The arms dealer took me to see his office. It was a small but luxurious space, with a sitting area that showed us the same futuristic view of Delhi—all trees, neon lights and granite buildings.

“I’m thinking of writing a book,” the arms dealer said. “Wouldn’t it be nice to sit here, with this view, and write a book?” “Yes,” I said, looking at his desk and at the files arranged neatly around the computer and fax machine. I wondered if there was a stray document lying around that I could steal. I had no idea what I would do with such a document, but it felt like that was what the script demanded.

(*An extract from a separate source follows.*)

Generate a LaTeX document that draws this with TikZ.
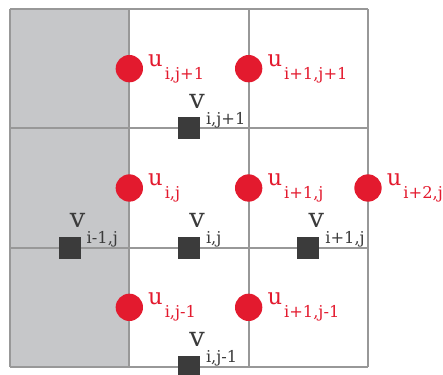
\documentclass[tikz,border=0pt]{standalone}
\usepackage{fontspec}
\setmainfont{DejaVu Serif}
\usepackage{tikz}
\usetikzlibrary{positioning}

\definecolor{cellgray}{RGB}{198,199,201}
\definecolor{linegray}{RGB}{152,152,152}
\definecolor{dotred}{RGB}{227,26,46}
\definecolor{sqdark}{RGB}{59,59,59}

\newcommand{\ulbl}[1]{{\fontsize{17}{17}\selectfont u}\hspace{1.5pt}\raisebox{-9.75pt}{\fontsize{12.2}{12.2}\selectfont #1}}
\newcommand{\vlbl}[1]{{\fontsize{20.5}{20.5}\selectfont v}\hspace{1pt}\raisebox{-12pt}{\fontsize{12.2}{12.2}\selectfont #1}}

\begin{document}
\begin{tikzpicture}[
x=89.5pt,
y=89.5pt,
gridline/.style={
draw=linegray,
line width=1.5pt
},
udot/.style={
circle,
fill=dotred,
inner sep=0pt,
minimum size=20.5pt
},
vsq/.style={
rectangle,
fill=sqdark,
inner sep=0pt,
minimum size=16.5pt
},
ulabel/.style={
text=dotred,
inner sep=0pt,
yshift=1.8pt
},
vlabel/.style={
text=sqdark,
inner sep=0pt
}
]

\useasboundingbox (-0.0838,-0.067) rectangle (3.6286,3.0755);

%%%%%%%%%%%%%%%%%%%%%%%%%%%%%%%%%%%%%%%%%%%%%
% Grid
%%%%%%%%%%%%%%%%%%%%%%%%%%%%%%%%%%%%%%%%%%%%%

\fill[cellgray] (0,0) rectangle (1,3);

\foreach \k in {0,...,3}{
\draw[gridline] (\k,0)--(\k,3);
\draw[gridline] (0,\k)--(3,\k);
}

%%%%%%%%%%%%%%%%%%%%%%%%%%%%%%%%%%%%%%%%%%%%%
% u points
%%%%%%%%%%%%%%%%%%%%%%%%%%%%%%%%%%%%%%%%%%%%%

\node[udot] (uijp1) at (1,2.5) {};
\node[udot] (uip1jp1) at (2,2.5) {};
\node[udot] (uij) at (1,1.5) {};
\node[udot] (uip1j) at (2,1.5) {};
\node[udot] (uip2j) at (3,1.5) {};
\node[udot] (uijm1) at (1,0.5) {};
\node[udot] (uip1jm1) at (2,0.5) {};

%%%%%%%%%%%%%%%%%%%%%%%%%%%%%%%%%%%%%%%%%%%%%
% v points
%%%%%%%%%%%%%%%%%%%%%%%%%%%%%%%%%%%%%%%%%%%%%

\node[vsq] (vijp1) at (1.5,2) {};
\node[vsq] (vim1j) at (0.5,1) {};
\node[vsq] (vij) at (1.5,1) {};
\node[vsq] (vip1j) at (2.5,1) {};
\node[vsq] (vijm1) at (1.5,0) {};

%%%%%%%%%%%%%%%%%%%%%%%%%%%%%%%%%%%%%%%%%%%%%
% Labels
%%%%%%%%%%%%%%%%%%%%%%%%%%%%%%%%%%%%%%%%%%%%%

\node[ulabel,right=3.5pt of uijp1,anchor=base west] (luijp1) {\ulbl{i,j+1}};
\node[ulabel,right=3.5pt of uip1jp1,anchor=base west] (luip1jp1) {\ulbl{i+1,j+1}};
\node[ulabel,right=3.5pt of uij,anchor=base west] (luij) {\ulbl{i,j}};
\node[ulabel,right=3.5pt of uip1j,anchor=base west] (luip1j) {\ulbl{i+1,j}};
\node[ulabel,right=3.5pt of uip2j,anchor=base west] (luip2j) {\ulbl{i+2,j}};
\node[ulabel,right=3.5pt of uijm1,anchor=base west] (luijm1) {\ulbl{i,j-1}};
\node[ulabel,right=3.5pt of uip1jm1,anchor=base west] (luip1jm1) {\ulbl{i+1,j-1}};

\node[vlabel,above=6.75pt of vijp1,anchor=base west] (lvijp1) {\vlbl{i,j+1}};
\node[vlabel,above=6.75pt of vim1j,anchor=base west] (lvim1j) {\vlbl{i-1,j}};
\node[vlabel,above=6.75pt of vij,anchor=base west] (lvij) {\vlbl{i,j}};
\node[vlabel,above=6.75pt of vip1j,anchor=base west] (lvip1j) {\vlbl{i+1,j}};
\node[vlabel,above=6.75pt of vijm1,anchor=base west] (lvijm1) {\vlbl{i,j-1}};

\end{tikzpicture}
\end{document}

“If I can’t write a book here, with this view and all this nice stuff, then I wouldn’t be able to write a book anywhere,” the arms dealer said. I was examining a low shelf in front of his desk. There were small models resting on it, looking like toys and making me think momentarily of my son. But these weren’t toys. They were scaled-down versions of the products the arms dealer sold. There was an armored personnel carrier and a battle tank, both of them sand-colored, as if to suggest that their theater of operation would be a desert. There was a strange-looking ship too, and Samrat asked the dealer, “What’s that?”

“A littoral combat ship,” the dealer said, dragging out the t’s. He led Samrat and me back to the lounge, pressing us to stay for dinner. When we declined because we had another engagement, he was insistent that we meet again. Then he remembered the reason I had come. He called over a tall Sikh who was in charge of the club lounge.

“What was the name of that girl who used to work here? The one from Manipur?”

“The girl from F&B?” the Sikh said. “Esther.”

“Can you get me her cell number?”

The Sikh came back with the number written on a piece of hotel stationery. The arms dealer called, chatted for a while and then handed me the phone. If Esther was surprised, she didn’t show it, and we made plans to meet on Saturday afternoon at the “McD” on Janpath. I said goodbye to the arms dealer and wished him a good trip to Dhaka.

“Do you sell to Bangladesh as well?” I asked.

“I sell to everyone on the subcontinent,” he said. “It’s business.”